Dynamic placement optimization in edge computing scenarios can enable significant capex and opex savings, new research indicate

Dynamic placement optimization in edge computing scenarios can enable significant capex and opex savings, new research indicate

Guest contributed post from Arctos Labs

Edge computing is proposed to support the evolution of digital services such as live video processing, 5G, artificial intelligence, virtual reality, robotics, IoT, and direct monitoring and control of cyber-physical systems, as these applications are assumed to place higher requirements on the digital infrastructure in terms of latency, privacy, and capacity for high-performance computation.

Edge computing typically reduces the amount of data sent upwards in networks thereby contributing to less energy being consumed. There is however a risk that smaller, distributed, and heterogeneous edge infrastructure will come with lower and varying utilization, leading to lower efficiency.

To better understand these topics, Arctos Labs, Wind River and RISE (Research Institutes of Sweden) has conducted research with the aim of better understanding:

Where is the most resource-efficient location to place a specific workload at a particular time in a dynamic edge-to-cloud continuum with a fleet of edge locations?

Resource efficiency is intended to be understood in the broader meaning including energy efficiency and environmental footprint. It relates to two aspects:

1) the optimal placement of a task such that the fleet of edge and cloud infrastructure complete the computational work for the least energy at any given time, and

2) the investment decision and design of an edge-cloud data centre infrastructure related to its capacity

The research work developed a model that considers the aggregated cost for all workloads on data centre nodes (cloud and edge) in the network as well as the energy consumed by transporting data. Instead of using a simple PUE factor for each node independent of how much workload it carries, energy efficiency now depends on utilization.

The model captures that an edge data centre node has an operational sweet spot, where the overall data centre efficiency is at its best when the computational load is at around 60 – 80% utilization. This is due to that cooling and computation efficiency are not proportional to the computational work carried out. This depends on server types and their configurations, as well as ambient temperatures. The model used in the research assumed the larger cloud data centre to operate constantly close to its sweet spot.

Experiments with the model aimed to illustrate how computational load can be redistributed to the edge to bring its hardware closer to the sweet spot by comparing local and global optimization strategies over a fleet of hundreds of edge data centre nodes and an (elastic) cloud data centre.

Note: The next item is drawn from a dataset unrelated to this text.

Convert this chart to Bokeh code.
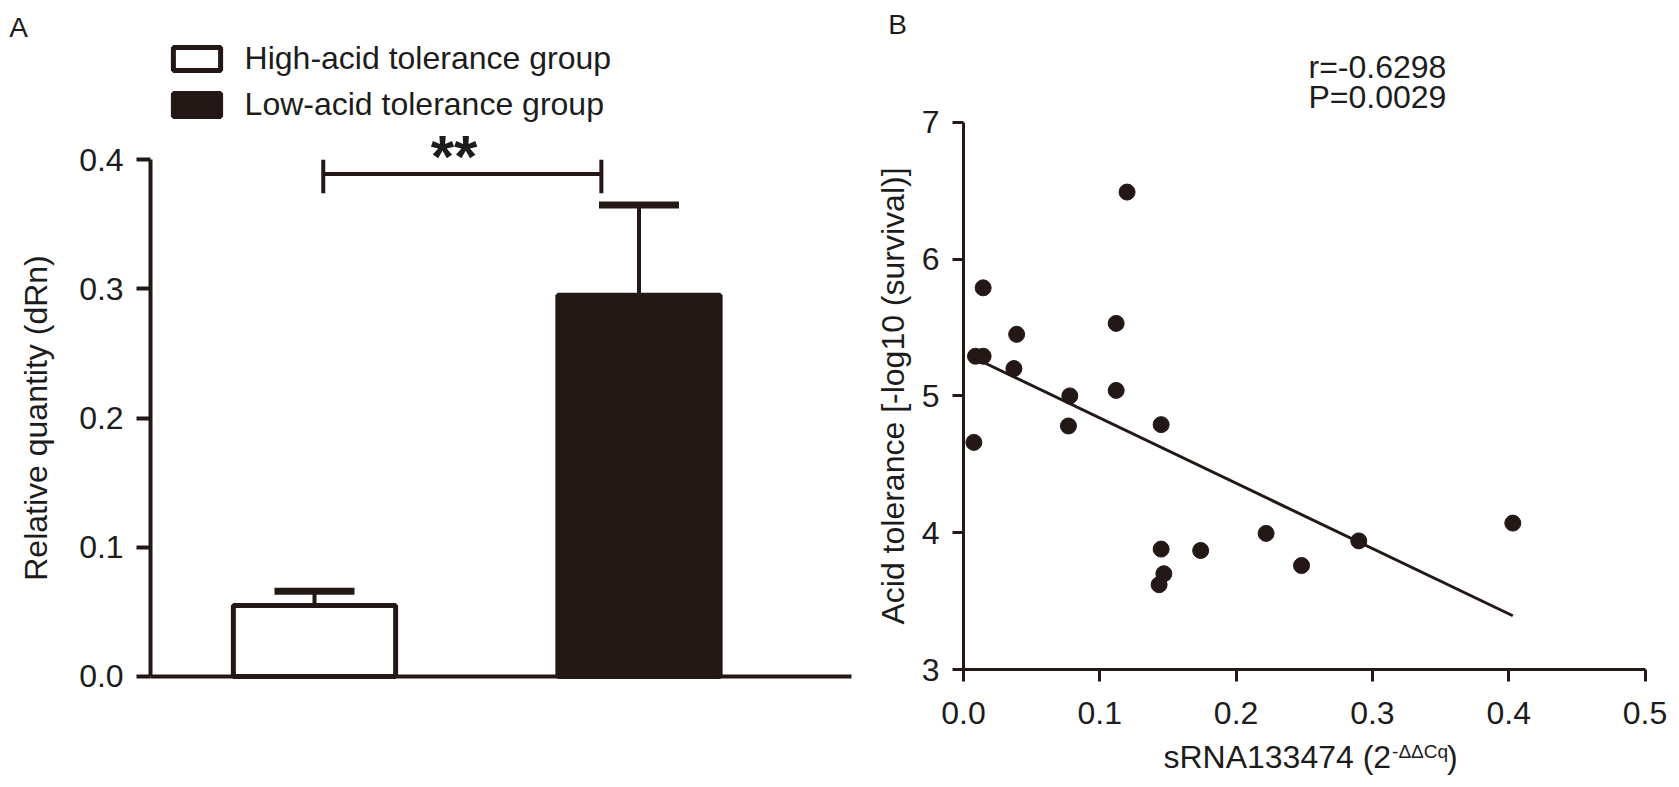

The experiments used two types of workloads; those that must be deployed in edge DCs, and those that can be flexibly placed. Workload requests arrived with a certain intensity. The research compared two placement strategies: The baseline of placing at the edge only those workloads that must be at the edge, and all other workloads are placed in the central cloud. The second strategy placed also “flexible workloads” at the edge to bring the edge data centres to their operational sweet spot, thus operating at increased efficiency.

Results: The local and global optimization strategies that place more of the flexible workload at the edge show

(a) 4 – 6% of operational energy savings

this is due to net savings across both cloud and edge nodes due to better utilization of servers now running closer to the operational sweet spot.

(b) 50% average reduction in cloud DC hardware requirements

The hardware savings (b) are possible in the cloud DC since less of its computational resources are needed. For our simulated example of 100 edge data centre nodes with 24 servers per node, cloud capacity requirements dropped from 840 to 360 servers.

Access the research summary report here

Remark:

There are different ways by which energy consumed for data transport can be included in these types of simulations. The results above are based on “marginal increase”, i.e. the additional energy consumed by sending a certain amount of data. As fixed data transport networks have very low energy proportionality (energy consumption over the amount of data transported), the contribution from energy transport is low it is not impacting the optimal placement very much.

If we however view the issue on a more macro consumption level, the aspect of reducing the future expansion of data network capacity, from the expected data tsunami, by utilizing edge computing will have a much larger impact on the optimal placement favouring placement at the edge.